— BEGIN —

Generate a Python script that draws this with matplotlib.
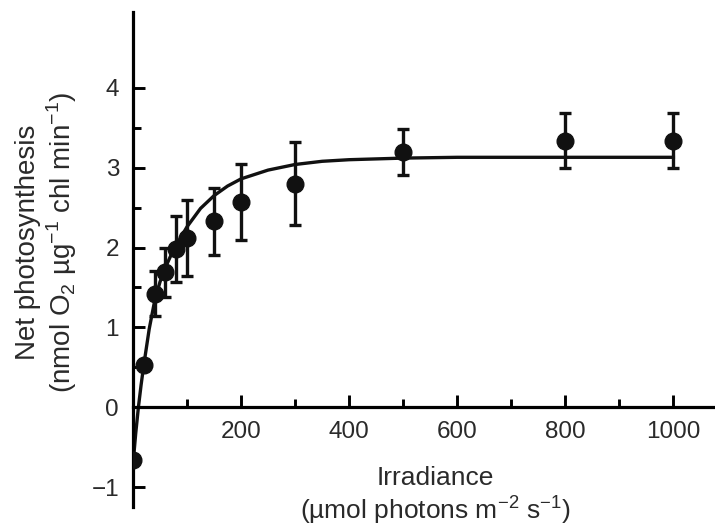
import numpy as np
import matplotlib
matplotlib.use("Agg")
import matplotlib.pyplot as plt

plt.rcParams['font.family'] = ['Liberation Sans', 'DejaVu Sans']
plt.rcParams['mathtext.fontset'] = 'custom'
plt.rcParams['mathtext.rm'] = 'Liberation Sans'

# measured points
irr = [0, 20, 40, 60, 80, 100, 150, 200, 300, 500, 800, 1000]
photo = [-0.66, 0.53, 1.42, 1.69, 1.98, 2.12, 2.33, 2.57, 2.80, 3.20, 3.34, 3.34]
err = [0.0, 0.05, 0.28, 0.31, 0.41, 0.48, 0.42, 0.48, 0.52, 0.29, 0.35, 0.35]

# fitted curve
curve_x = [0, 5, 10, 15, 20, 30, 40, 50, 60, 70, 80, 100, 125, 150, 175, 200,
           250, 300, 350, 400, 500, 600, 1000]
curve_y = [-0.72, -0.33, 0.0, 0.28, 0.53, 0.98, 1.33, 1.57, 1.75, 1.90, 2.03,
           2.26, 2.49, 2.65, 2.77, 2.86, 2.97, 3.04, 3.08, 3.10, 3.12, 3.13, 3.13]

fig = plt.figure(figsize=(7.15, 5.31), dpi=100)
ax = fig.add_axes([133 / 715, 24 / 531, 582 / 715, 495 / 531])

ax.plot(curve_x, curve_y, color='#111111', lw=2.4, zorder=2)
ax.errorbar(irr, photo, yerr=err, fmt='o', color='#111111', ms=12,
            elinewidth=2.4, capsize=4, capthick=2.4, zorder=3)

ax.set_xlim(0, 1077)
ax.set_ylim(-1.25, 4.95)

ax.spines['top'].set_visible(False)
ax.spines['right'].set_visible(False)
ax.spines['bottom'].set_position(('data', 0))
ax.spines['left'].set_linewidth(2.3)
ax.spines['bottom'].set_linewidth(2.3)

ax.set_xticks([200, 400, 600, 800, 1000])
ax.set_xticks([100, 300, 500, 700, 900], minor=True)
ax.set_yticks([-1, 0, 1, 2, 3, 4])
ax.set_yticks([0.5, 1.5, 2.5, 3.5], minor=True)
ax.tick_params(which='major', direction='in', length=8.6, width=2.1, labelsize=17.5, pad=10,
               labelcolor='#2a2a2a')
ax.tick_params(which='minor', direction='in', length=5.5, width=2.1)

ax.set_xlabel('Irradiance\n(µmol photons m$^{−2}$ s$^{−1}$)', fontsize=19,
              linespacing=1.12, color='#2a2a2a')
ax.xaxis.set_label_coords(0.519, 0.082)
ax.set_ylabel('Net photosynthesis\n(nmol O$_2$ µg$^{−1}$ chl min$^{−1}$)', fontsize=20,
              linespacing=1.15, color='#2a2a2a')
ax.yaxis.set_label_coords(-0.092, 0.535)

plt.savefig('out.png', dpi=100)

— END —

Each line of the data is to be duplicated exactly; pictures stay out of the copy.

## OUTPUT BELOW
Generate a Python script that draws this with matplotlib.
import numpy as np
import matplotlib
matplotlib.use("Agg")
import matplotlib.pyplot as plt

plt.rcParams['font.family'] = ['Liberation Sans', 'DejaVu Sans']
plt.rcParams['mathtext.fontset'] = 'custom'
plt.rcParams['mathtext.rm'] = 'Liberation Sans'

# measured points
irr = [0, 20, 40, 60, 80, 100, 150, 200, 300, 500, 800, 1000]
photo = [-0.66, 0.53, 1.42, 1.69, 1.98, 2.12, 2.33, 2.57, 2.80, 3.20, 3.34, 3.34]
err = [0.0, 0.05, 0.28, 0.31, 0.41, 0.48, 0.42, 0.48, 0.52, 0.29, 0.35, 0.35]

# fitted curve
curve_x = [0, 5, 10, 15, 20, 30, 40, 50, 60, 70, 80, 100, 125, 150, 175, 200,
           250, 300, 350, 400, 500, 600, 1000]
curve_y = [-0.72, -0.33, 0.0, 0.28, 0.53, 0.98, 1.33, 1.57, 1.75, 1.90, 2.03,
           2.26, 2.49, 2.65, 2.77, 2.86, 2.97, 3.04, 3.08, 3.10, 3.12, 3.13, 3.13]

fig = plt.figure(figsize=(7.15, 5.31), dpi=100)
ax = fig.add_axes([133 / 715, 24 / 531, 582 / 715, 495 / 531])

ax.plot(curve_x, curve_y, color='#111111', lw=2.4, zorder=2)
ax.errorbar(irr, photo, yerr=err, fmt='o', color='#111111', ms=12,
            elinewidth=2.4, capsize=4, capthick=2.4, zorder=3)

ax.set_xlim(0, 1077)
ax.set_ylim(-1.25, 4.95)

ax.spines['top'].set_visible(False)
ax.spines['right'].set_visible(False)
ax.spines['bottom'].set_position(('data', 0))
ax.spines['left'].set_linewidth(2.3)
ax.spines['bottom'].set_linewidth(2.3)

ax.set_xticks([200, 400, 600, 800, 1000])
ax.set_xticks([100, 300, 500, 700, 900], minor=True)
ax.set_yticks([-1, 0, 1, 2, 3, 4])
ax.set_yticks([0.5, 1.5, 2.5, 3.5], minor=True)
ax.tick_params(which='major', direction='in', length=8.6, width=2.1, labelsize=17.5, pad=10,
               labelcolor='#2a2a2a')
ax.tick_params(which='minor', direction='in', length=5.5, width=2.1)

ax.set_xlabel('Irradiance\n(µmol photons m$^{−2}$ s$^{−1}$)', fontsize=19,
              linespacing=1.12, color='#2a2a2a')
ax.xaxis.set_label_coords(0.519, 0.082)
ax.set_ylabel('Net photosynthesis\n(nmol O$_2$ µg$^{−1}$ chl min$^{−1}$)', fontsize=20,
              linespacing=1.15, color='#2a2a2a')
ax.yaxis.set_label_coords(-0.092, 0.535)

plt.savefig('out.png', dpi=100)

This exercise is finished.